Natürlich ist es klar, dass die Umstellung ein Prozess ist; es wäre ja verrückt, wenn man das negieren würde. Aber klar ist auch – insofern bin ich dankbar, dass die Redner das hervorgehoben haben –, dass die Staatsregierung den Kommunen bisher umfänglich geholfen hat. Wir haben sie begleitet und unterstützt, und das werden wir auch weiterhin tun.

Wir haben durchaus auch auf Bitten der Kommunen noch einmal Übergangsvorschriften geschaffen. Diese haben aber nicht das Ziel, dass wir das Thema bis zum SanktNimmerleins-Tag – wie es in der Diskussion angesprochen worden ist – nach hinten ziehen, sondern wir wollen damit erreichen, dass dieser Umstellungsprozess für die Städte und Gemeinden, für die kommunale Ebene vernünftig erfolgen kann.

Das Ziel ist es: Die Kommunen sollten während der Übergangszeit in der Lage sein, einen gesetzmäßigen Haushalt auf den Weg zu bringen.
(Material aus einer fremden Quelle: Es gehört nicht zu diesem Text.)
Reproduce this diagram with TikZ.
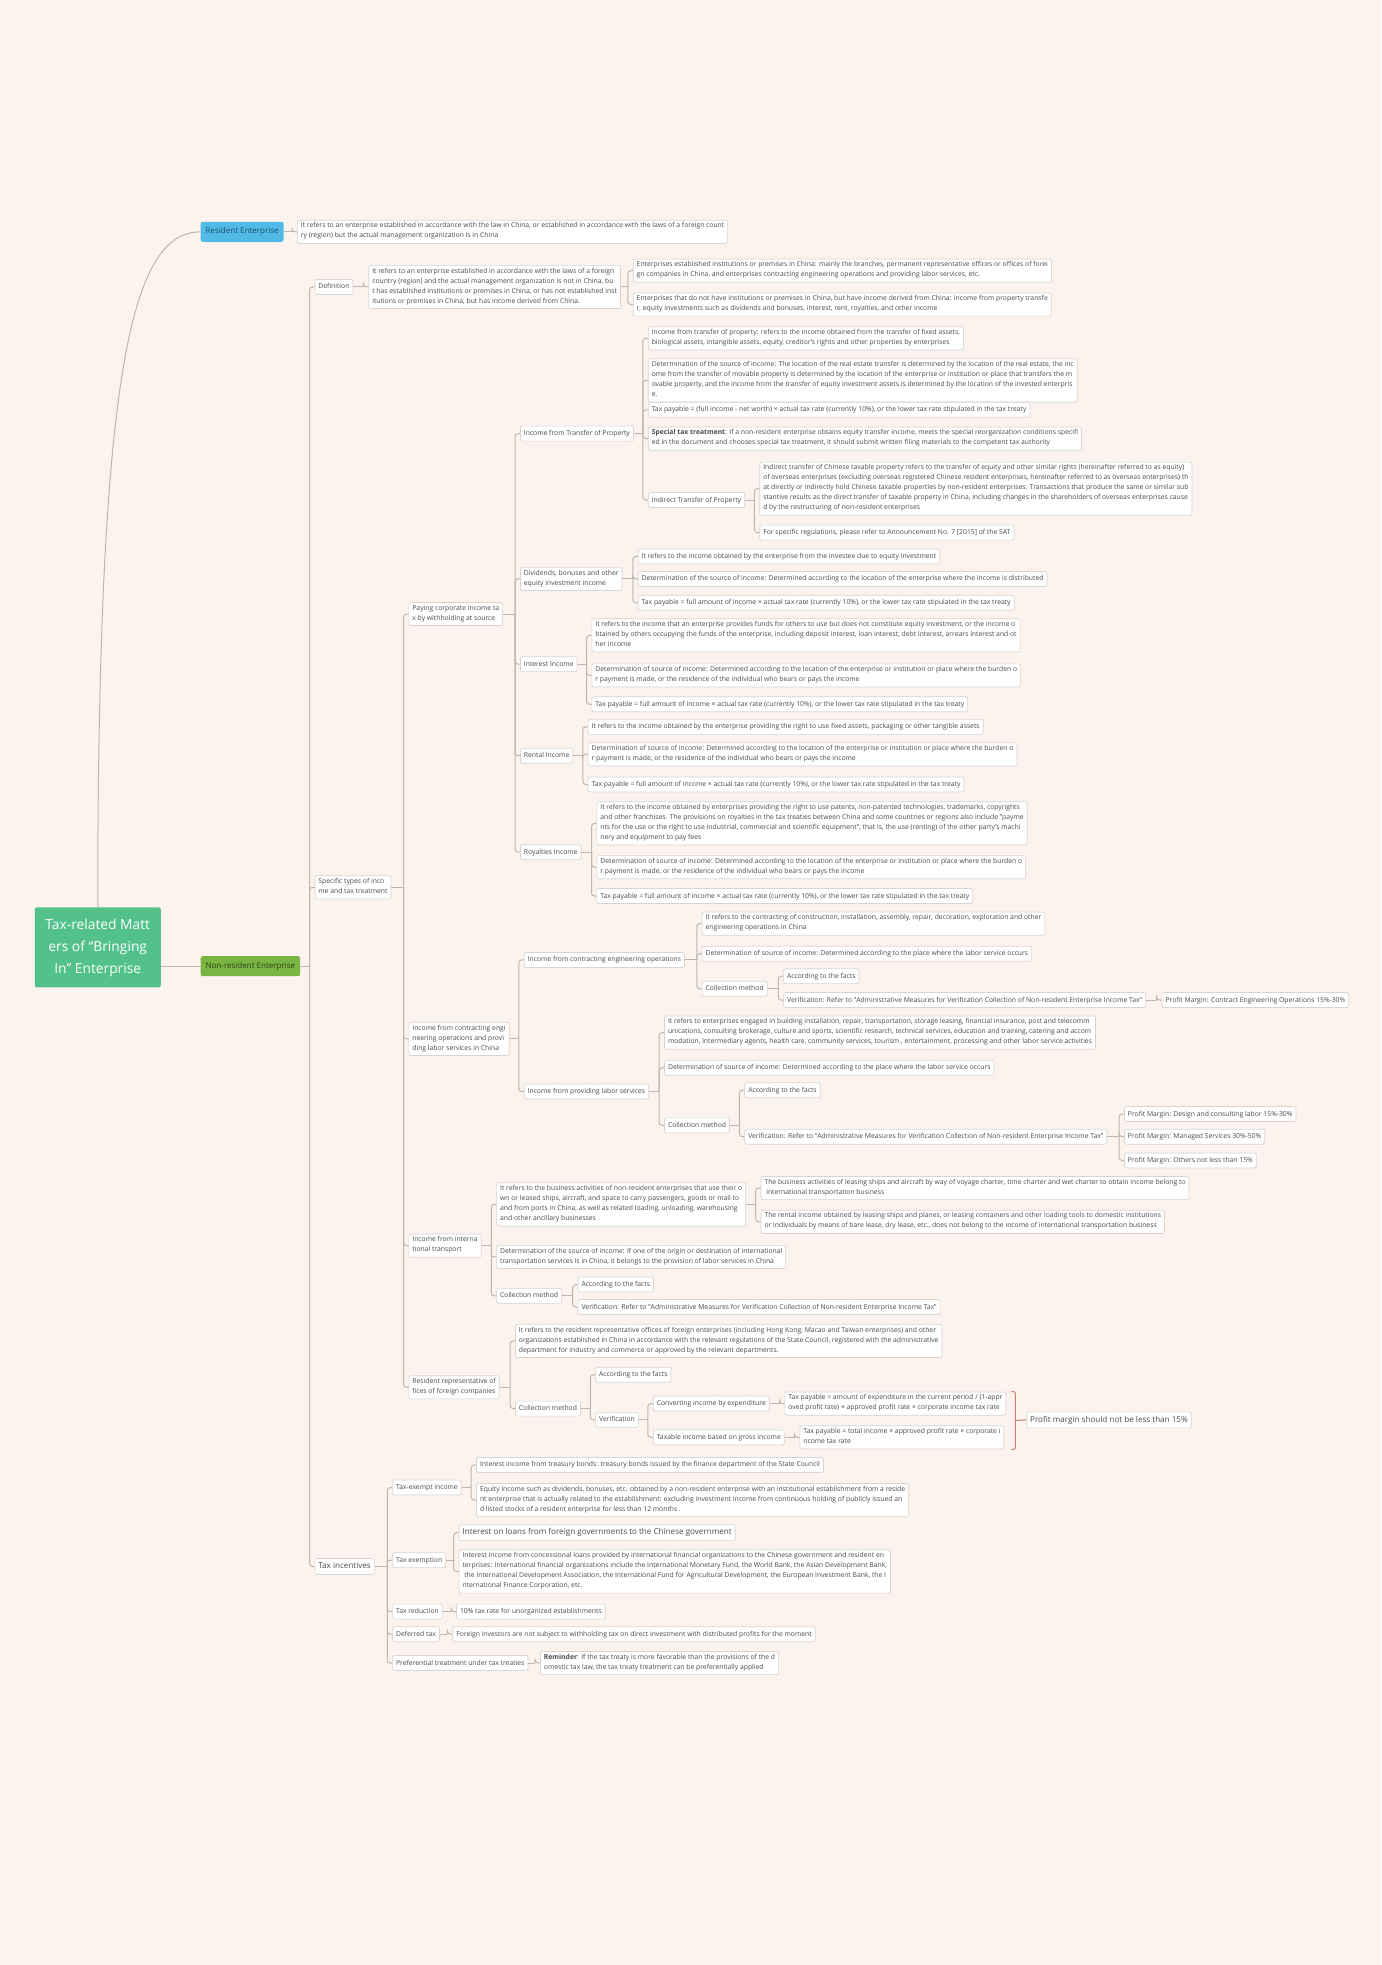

Auch dazu kann ich sagen: Dieses Ziel haben wir erreicht. 97 % aller kreisangehörigen Gemeinden, Landkreise und kreisfreien Städte hatten im Jahr 2013 einen genehmigten Haushaltsplan, meine sehr verehrten Damen und Herren. Bei dem Stand 30.05. haben immerhin 65 % einen beschlossenen Haushalt.

(Sebastian Scheel, DIE LINKE: Warum haben sie den?)

Weil sie mit den Rahmenbedingungen, die wir im Freistaat Sachsen haben, zurechtgekommen und damit in der Lage sind, einen Haushalt aufzustellen.